**Task:** Leaving out every picture, quote the data below exactly as it appears.
— start Dataset extract —
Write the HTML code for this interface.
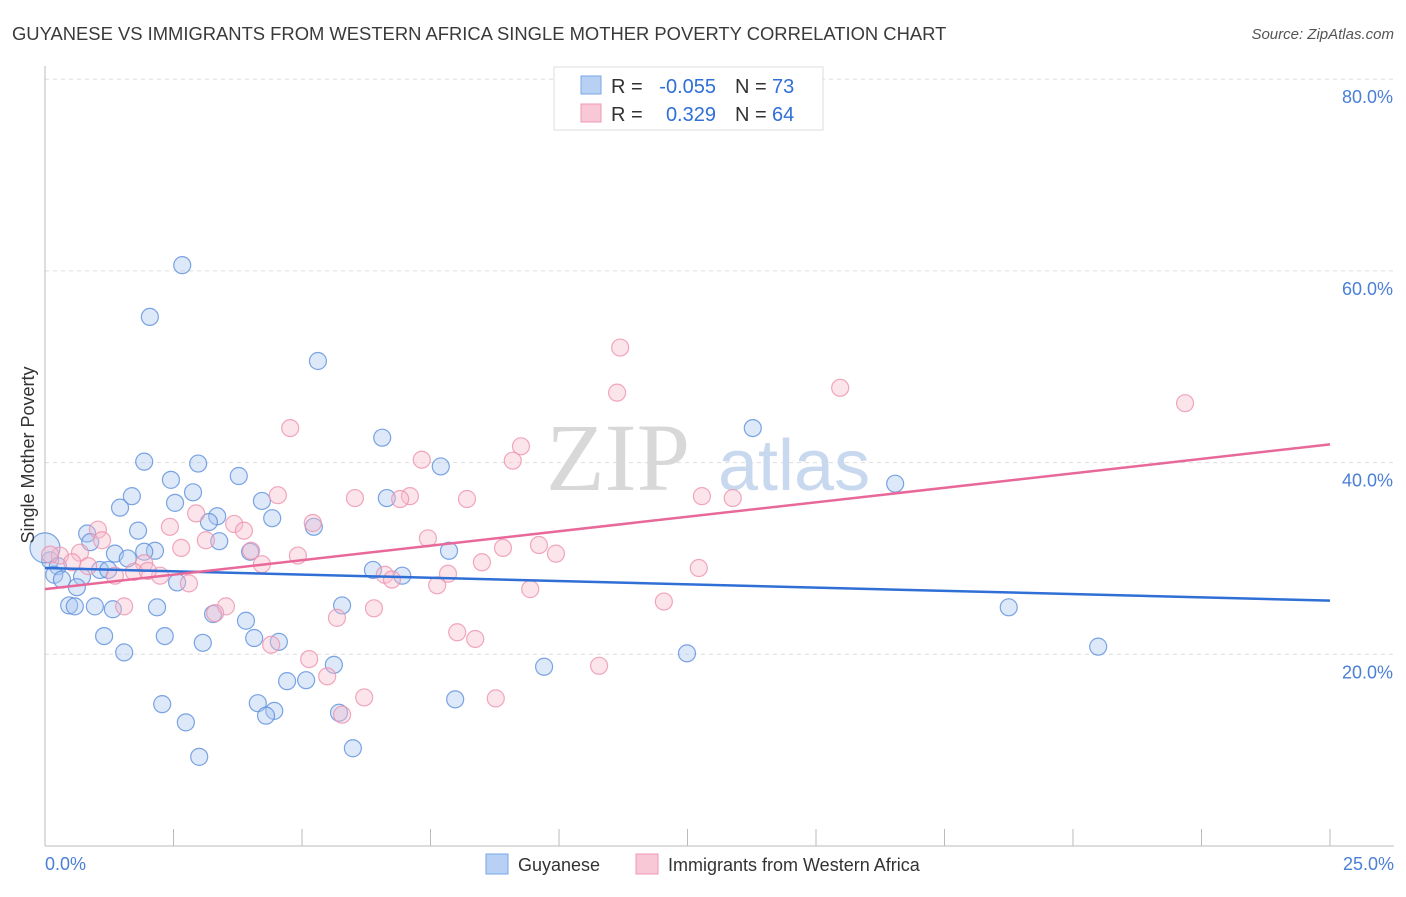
<!DOCTYPE html>
<html><head><meta charset="utf-8"><style>
body{margin:0;background:#fff;font-family:"Liberation Sans",sans-serif;}
</style></head><body>
<svg width="1406" height="892" xmlns="http://www.w3.org/2000/svg">
<text x="12" y="40" font-size="18.4" fill="#3a3a3a">GUYANESE VS IMMIGRANTS FROM WESTERN AFRICA SINGLE MOTHER POVERTY CORRELATION CHART</text>
<text x="1394" y="39" font-size="15" fill="#555" text-anchor="end" font-style="italic">Source: ZipAtlas.com</text>
<g id="grid"></g>
<text x="690" y="490" font-size="96" fill="#d8d8d8" text-anchor="end" font-family="Liberation Serif">ZIP</text>
<text x="718" y="490" font-size="72" fill="#c8d8ee">atlas</text>
<g id="pts"></g>
<g id="lines"></g>
<text transform="translate(34,455) rotate(-90)" font-size="18" fill="#333" text-anchor="middle">Single Mother Poverty</text>
<text x="45" y="870" font-size="18" fill="#4a7fd6">0.0%</text>
<text x="1394" y="870" font-size="18" fill="#4a7fd6" text-anchor="end">25.0%</text>
<g>
<rect x="554" y="67" width="269" height="63" fill="#fff" stroke="#ddd"/>
<rect x="581" y="76" width="20" height="18" fill="#b8d0f4" stroke="#7aa6e6"/>
<rect x="581" y="104" width="20" height="18" fill="#f9c8d6" stroke="#ee98b2"/>
<text x="611" y="93" font-size="20" fill="#333">R =</text>
<text x="716" y="93" font-size="20" fill="#2f6fd6" text-anchor="end">-0.055</text>
<text x="735" y="93" font-size="20" fill="#333">N =</text>
<text x="772" y="93" font-size="20" fill="#2f6fd6">73</text>
<text x="611" y="121" font-size="20" fill="#333">R =</text>
<text x="716" y="121" font-size="20" fill="#2f6fd6" text-anchor="end">0.329</text>
<text x="735" y="121" font-size="20" fill="#333">N =</text>
<text x="772" y="121" font-size="20" fill="#2f6fd6">64</text>
</g>
<g>
<rect x="486" y="854" width="22" height="20" fill="#b8d0f4" stroke="#7aa6e6"/>
<text x="518" y="871" font-size="18" fill="#333">Guyanese</text>
<rect x="636" y="854" width="22" height="20" fill="#f9c8d6" stroke="#ee98b2"/>
<text x="668" y="871" font-size="18" fill="#333">Immigrants from Western Africa</text>
</g>
</svg>
<script>
const yTicks=[20,40,60,80];
const xTicks=[0,2.5,5,7.5,10,12.5,15,17.5,20,22.5,25];
const blueX=[2.67,2.04,5.31,6.56,13.77,1.93,2.98,7.70,3.77,2.45,2.88,1.69,6.65,16.54,4.22,2.53,1.46,3.35,3.19,4.42,5.23,1.81,0.82,0.88,3.39,2.14,1.93,1.36,1.61,3.99,7.86,0.10,0.25,1.07,1.23,0.18,0.72,0.33,6.38,6.95,2.57,0.62,0.47,0.58,0.97,1.32,2.18,5.78,18.75,3.27,3.91,1.15,2.33,4.07,4.55,3.07,1.54,12.49,20.49,5.62,9.71,4.71,5.08,2.28,4.14,4.46,4.30,5.72,7.98,2.74,5.99,3.00,0.0];
const blueY=[60.6,55.2,50.6,42.6,43.6,40.1,39.9,39.6,38.6,38.2,36.9,36.5,36.3,37.8,36.0,35.8,35.3,34.4,33.8,34.2,33.3,32.9,32.6,31.7,31.8,30.8,30.7,30.5,30.0,30.7,30.8,29.8,29.2,28.8,28.8,28.3,28.1,27.8,28.8,28.2,27.5,27.0,25.1,25.0,25.0,24.7,24.9,25.1,24.9,24.2,23.5,21.9,21.9,21.7,21.3,21.2,20.2,20.1,20.8,18.9,18.7,17.2,17.3,14.8,14.9,14.1,13.6,13.9,15.3,12.9,10.2,9.3,31.1];
const pinkX=[11.19,15.47,11.13,22.18,4.77,9.26,7.33,9.10,4.53,6.03,7.10,8.21,12.78,13.38,6.91,2.94,5.21,3.68,1.03,2.43,3.87,1.11,7.45,3.13,9.61,2.65,8.91,9.94,0.68,4.92,4.01,0.29,0.53,0.84,1.93,4.22,8.50,12.72,1.73,1.36,2.24,2.00,6.61,6.75,7.84,2.80,7.63,9.44,12.04,3.52,1.54,3.31,6.40,5.68,8.02,8.37,4.40,5.14,10.78,5.49,6.21,8.77,5.78,0.10];
const pinkY=[52.0,47.8,47.3,46.2,43.6,41.7,40.3,40.2,36.6,36.3,36.5,36.2,36.5,36.3,36.2,34.7,33.7,33.6,33.0,33.3,32.9,31.9,32.1,31.9,31.4,31.1,31.1,30.5,30.6,30.3,30.8,30.3,29.6,29.2,29.5,29.4,29.6,29.0,28.6,28.2,28.2,28.7,28.3,27.8,28.4,27.4,27.2,26.8,25.5,25.0,25.0,24.3,24.8,23.8,22.3,21.6,21.0,19.5,18.8,17.7,15.5,15.4,13.7,30.4];
const blueTrend=[29.0,25.6];
const pinkTrend=[26.8,41.9];
const NS='http://www.w3.org/2000/svg';
const X=v=>45+v/25*1285;
const Y=v=>846-v*9.585;
function mk(t,a,p){const e=document.createElementNS(NS,t);for(const k in a)e.setAttribute(k,a[k]);p.appendChild(e);return e;}
const g=document.getElementById('grid');
yTicks.forEach(t=>{
 const l=mk('line',{x1:45,x2:1394,y1:Y(t),y2:Y(t),stroke:'#ddd','stroke-dasharray':'4,4'},g);
 
 
 const tx=mk('text',{x:1393,y:Y(t)+24,'font-size':18,fill:'#4a7fd6','text-anchor':'end'},g);
 tx.textContent=t.toFixed(1)+'%';
 
 
});
const ax=mk('line',{x1:45,x2:45,y1:66,y2:846,stroke:'#bbb'},g);


const bx=mk('line',{x1:45,x2:1394,y1:846,y2:846,stroke:'#bbb'},g);


xTicks.forEach(t=>{
 const l=mk('line',{x1:X(t),x2:X(t),y1:829,y2:846,stroke:'#bbb'},g);
 
 
});
const pg=document.getElementById('pts');
function pts(xs,ys,fill,stroke,name){
 xs.forEach((x,i)=>{
  const c=mk('circle',{cx:X(x),cy:Y(ys[i]),r:(x===0?15:8.5),fill:fill,'fill-opacity':0.4,stroke:stroke,'stroke-opacity':0.8,'stroke-width':1.2},pg);
  
  
 });
}
pts(blueX,blueY,'#a9c6f0','#5b8fdc','point-guyanese');
pts(pinkX,pinkY,'#f7bccd','#ec92ae','point-western-africa');
const lg=document.getElementById('lines');
const bl=mk('line',{x1:X(0),x2:X(25),y1:Y(blueTrend[0]),y2:Y(blueTrend[1]),stroke:'#2f6fd6','stroke-width':2.5},lg);


const pl=mk('line',{x1:X(0),x2:X(25),y1:Y(pinkTrend[0]),y2:Y(pinkTrend[1]),stroke:'#e8689a','stroke-width':2.5},lg);


</script>
</body></html>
— end Dataset extract —
**Result of this exercise:**
Write the HTML code for this interface.
<!DOCTYPE html>
<html><head><meta charset="utf-8"><style>
body{margin:0;background:#fff;font-family:"Liberation Sans",sans-serif;}
</style></head><body>
<svg width="1406" height="892" xmlns="http://www.w3.org/2000/svg">
<text x="12" y="40" font-size="18.4" fill="#3a3a3a">GUYANESE VS IMMIGRANTS FROM WESTERN AFRICA SINGLE MOTHER POVERTY CORRELATION CHART</text>
<text x="1394" y="39" font-size="15" fill="#555" text-anchor="end" font-style="italic">Source: ZipAtlas.com</text>
<g id="grid"></g>
<text x="690" y="490" font-size="96" fill="#d8d8d8" text-anchor="end" font-family="Liberation Serif">ZIP</text>
<text x="718" y="490" font-size="72" fill="#c8d8ee">atlas</text>
<g id="pts"></g>
<g id="lines"></g>
<text transform="translate(34,455) rotate(-90)" font-size="18" fill="#333" text-anchor="middle">Single Mother Poverty</text>
<text x="45" y="870" font-size="18" fill="#4a7fd6">0.0%</text>
<text x="1394" y="870" font-size="18" fill="#4a7fd6" text-anchor="end">25.0%</text>
<g>
<rect x="554" y="67" width="269" height="63" fill="#fff" stroke="#ddd"/>
<rect x="581" y="76" width="20" height="18" fill="#b8d0f4" stroke="#7aa6e6"/>
<rect x="581" y="104" width="20" height="18" fill="#f9c8d6" stroke="#ee98b2"/>
<text x="611" y="93" font-size="20" fill="#333">R =</text>
<text x="716" y="93" font-size="20" fill="#2f6fd6" text-anchor="end">-0.055</text>
<text x="735" y="93" font-size="20" fill="#333">N =</text>
<text x="772" y="93" font-size="20" fill="#2f6fd6">73</text>
<text x="611" y="121" font-size="20" fill="#333">R =</text>
<text x="716" y="121" font-size="20" fill="#2f6fd6" text-anchor="end">0.329</text>
<text x="735" y="121" font-size="20" fill="#333">N =</text>
<text x="772" y="121" font-size="20" fill="#2f6fd6">64</text>
</g>
<g>
<rect x="486" y="854" width="22" height="20" fill="#b8d0f4" stroke="#7aa6e6"/>
<text x="518" y="871" font-size="18" fill="#333">Guyanese</text>
<rect x="636" y="854" width="22" height="20" fill="#f9c8d6" stroke="#ee98b2"/>
<text x="668" y="871" font-size="18" fill="#333">Immigrants from Western Africa</text>
</g>
</svg>
<script>
const yTicks=[20,40,60,80];
const xTicks=[0,2.5,5,7.5,10,12.5,15,17.5,20,22.5,25];
const blueX=[2.67,2.04,5.31,6.56,13.77,1.93,2.98,7.70,3.77,2.45,2.88,1.69,6.65,16.54,4.22,2.53,1.46,3.35,3.19,4.42,5.23,1.81,0.82,0.88,3.39,2.14,1.93,1.36,1.61,3.99,7.86,0.10,0.25,1.07,1.23,0.18,0.72,0.33,6.38,6.95,2.57,0.62,0.47,0.58,0.97,1.32,2.18,5.78,18.75,3.27,3.91,1.15,2.33,4.07,4.55,3.07,1.54,12.49,20.49,5.62,9.71,4.71,5.08,2.28,4.14,4.46,4.30,5.72,7.98,2.74,5.99,3.00,0.0];
const blueY=[60.6,55.2,50.6,42.6,43.6,40.1,39.9,39.6,38.6,38.2,36.9,36.5,36.3,37.8,36.0,35.8,35.3,34.4,33.8,34.2,33.3,32.9,32.6,31.7,31.8,30.8,30.7,30.5,30.0,30.7,30.8,29.8,29.2,28.8,28.8,28.3,28.1,27.8,28.8,28.2,27.5,27.0,25.1,25.0,25.0,24.7,24.9,25.1,24.9,24.2,23.5,21.9,21.9,21.7,21.3,21.2,20.2,20.1,20.8,18.9,18.7,17.2,17.3,14.8,14.9,14.1,13.6,13.9,15.3,12.9,10.2,9.3,31.1];
const pinkX=[11.19,15.47,11.13,22.18,4.77,9.26,7.33,9.10,4.53,6.03,7.10,8.21,12.78,13.38,6.91,2.94,5.21,3.68,1.03,2.43,3.87,1.11,7.45,3.13,9.61,2.65,8.91,9.94,0.68,4.92,4.01,0.29,0.53,0.84,1.93,4.22,8.50,12.72,1.73,1.36,2.24,2.00,6.61,6.75,7.84,2.80,7.63,9.44,12.04,3.52,1.54,3.31,6.40,5.68,8.02,8.37,4.40,5.14,10.78,5.49,6.21,8.77,5.78,0.10];
const pinkY=[52.0,47.8,47.3,46.2,43.6,41.7,40.3,40.2,36.6,36.3,36.5,36.2,36.5,36.3,36.2,34.7,33.7,33.6,33.0,33.3,32.9,31.9,32.1,31.9,31.4,31.1,31.1,30.5,30.6,30.3,30.8,30.3,29.6,29.2,29.5,29.4,29.6,29.0,28.6,28.2,28.2,28.7,28.3,27.8,28.4,27.4,27.2,26.8,25.5,25.0,25.0,24.3,24.8,23.8,22.3,21.6,21.0,19.5,18.8,17.7,15.5,15.4,13.7,30.4];
const blueTrend=[29.0,25.6];
const pinkTrend=[26.8,41.9];
const NS='http://www.w3.org/2000/svg';
const X=v=>45+v/25*1285;
const Y=v=>846-v*9.585;
function mk(t,a,p){const e=document.createElementNS(NS,t);for(const k in a)e.setAttribute(k,a[k]);p.appendChild(e);return e;}
const g=document.getElementById('grid');
yTicks.forEach(t=>{
 const l=mk('line',{x1:45,x2:1394,y1:Y(t),y2:Y(t),stroke:'#ddd','stroke-dasharray':'4,4'},g);
 
 
 const tx=mk('text',{x:1393,y:Y(t)+24,'font-size':18,fill:'#4a7fd6','text-anchor':'end'},g);
 tx.textContent=t.toFixed(1)+'%';
 
 
});
const ax=mk('line',{x1:45,x2:45,y1:66,y2:846,stroke:'#bbb'},g);


const bx=mk('line',{x1:45,x2:1394,y1:846,y2:846,stroke:'#bbb'},g);


xTicks.forEach(t=>{
 const l=mk('line',{x1:X(t),x2:X(t),y1:829,y2:846,stroke:'#bbb'},g);
 
 
});
const pg=document.getElementById('pts');
function pts(xs,ys,fill,stroke,name){
 xs.forEach((x,i)=>{
  const c=mk('circle',{cx:X(x),cy:Y(ys[i]),r:(x===0?15:8.5),fill:fill,'fill-opacity':0.4,stroke:stroke,'stroke-opacity':0.8,'stroke-width':1.2},pg);
  
  
 });
}
pts(blueX,blueY,'#a9c6f0','#5b8fdc','point-guyanese');
pts(pinkX,pinkY,'#f7bccd','#ec92ae','point-western-africa');
const lg=document.getElementById('lines');
const bl=mk('line',{x1:X(0),x2:X(25),y1:Y(blueTrend[0]),y2:Y(blueTrend[1]),stroke:'#2f6fd6','stroke-width':2.5},lg);


const pl=mk('line',{x1:X(0),x2:X(25),y1:Y(pinkTrend[0]),y2:Y(pinkTrend[1]),stroke:'#e8689a','stroke-width':2.5},lg);


</script>
</body></html>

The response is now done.